Bill Peters | © RTO Insider

“One concern is that there may not be sufficient online and offline resources in the load pockets to enable the proposed product to work as intended,” Francis said in comments to MISO. “Of the load pocket units that are typically online during periods of system stress, are these units historically dispatched at levels that they would lend themselves to the [reserve] product?”

Peters said the reserve product will better compensate available resources while “incenting new capability for offline response.” He said there won’t be a minimum target amount of such reserves.

MISO Director of Market Design Kevin Vannoy said the short-term reserves would differentiate themselves from the current contingency reserves by addressing either an excess of flow on the regional dispatch transfer constraint or restoring normal operating conditions in a load pocket following the loss of a generator sooner to avoid violations of contracts and reliability standards.

“This is a method of making sure we’re able to replenish contingency reserves following a contingency. To date, we’ve been flush, but we’re finding” that reserves are thinning, Vannoy said. He added that the short-term reserve’s price signal will attract more generation willing to furnish reserves.

MISO has published a conceptual design of short-term operating reserves where online resources and offline resources can either register as a supplier or provide availability through hourly offers in the day-ahead and real-time markets. It plans to clear the resources according to opportunity costs, offer prices and a demand curve when insufficient amounts of the reserve exist.

Restoration Energy, Uninstructed Deviations and Tx Settlements

MISO plans to form a task team later this month to begin discussions on how it should price restoration energy — energy delivered to restore the system in the event of the real-time market ceasing to function. The RTO and stakeholders revived the idea of a plan to compensate restoration energy last year. (See Old Analysis Could Guide MISO Restoration Pricing Effort.)

It will also begin holding weekly conference calls Thursday to answer questions about its new uninstructed deviation threshold. The new threshold calculates a generator’s uninstructed deviation with a tolerance based on the minimum of five times the real-time ramp rate or 12% from the average set point instructions. Generators in MISO are currently flagged after they deviate by more than 8% from dispatch signals over four consecutive intervals. (See MISO Plans for New Uninstructed Deviation Rules.)

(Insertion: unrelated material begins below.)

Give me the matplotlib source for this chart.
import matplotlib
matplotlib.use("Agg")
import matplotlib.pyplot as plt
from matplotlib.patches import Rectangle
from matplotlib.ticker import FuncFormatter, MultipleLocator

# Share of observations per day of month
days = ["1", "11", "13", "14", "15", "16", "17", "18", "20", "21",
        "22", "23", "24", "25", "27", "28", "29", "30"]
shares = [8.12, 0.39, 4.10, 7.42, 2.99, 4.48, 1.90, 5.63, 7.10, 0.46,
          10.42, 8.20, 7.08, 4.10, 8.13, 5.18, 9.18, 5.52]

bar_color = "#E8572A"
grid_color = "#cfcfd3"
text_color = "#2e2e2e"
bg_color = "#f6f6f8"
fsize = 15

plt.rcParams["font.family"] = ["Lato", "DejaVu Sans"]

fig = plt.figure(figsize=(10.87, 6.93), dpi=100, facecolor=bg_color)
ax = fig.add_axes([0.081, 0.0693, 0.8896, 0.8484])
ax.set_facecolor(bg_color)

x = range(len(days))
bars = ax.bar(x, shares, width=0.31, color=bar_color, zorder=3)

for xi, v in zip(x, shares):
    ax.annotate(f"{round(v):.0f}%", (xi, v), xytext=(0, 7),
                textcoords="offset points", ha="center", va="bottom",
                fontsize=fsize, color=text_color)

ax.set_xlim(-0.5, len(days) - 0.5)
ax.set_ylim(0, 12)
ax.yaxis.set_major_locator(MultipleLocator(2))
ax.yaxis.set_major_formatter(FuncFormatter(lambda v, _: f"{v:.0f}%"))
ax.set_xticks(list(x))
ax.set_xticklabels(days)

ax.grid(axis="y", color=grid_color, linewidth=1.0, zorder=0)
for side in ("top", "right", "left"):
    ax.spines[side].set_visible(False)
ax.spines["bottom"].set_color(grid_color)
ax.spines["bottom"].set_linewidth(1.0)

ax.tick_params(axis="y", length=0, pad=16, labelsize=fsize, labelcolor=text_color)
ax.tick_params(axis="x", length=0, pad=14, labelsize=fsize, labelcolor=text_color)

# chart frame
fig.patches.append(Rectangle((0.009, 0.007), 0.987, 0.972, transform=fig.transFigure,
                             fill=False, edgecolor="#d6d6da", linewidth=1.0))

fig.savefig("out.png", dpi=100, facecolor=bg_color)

Lastly, MISO has delayed the introduction of its new transmission settlements system until spring. The new system was slated to go live March 1, but the RTO decided it required more test runs before rollout.

John Weissenborn said MISO decided to delay the new system “to allow testing and validation from market participants.” He said it will schedule a follow-up conference call in the middle of March to evaluate testing progress and discuss implementation.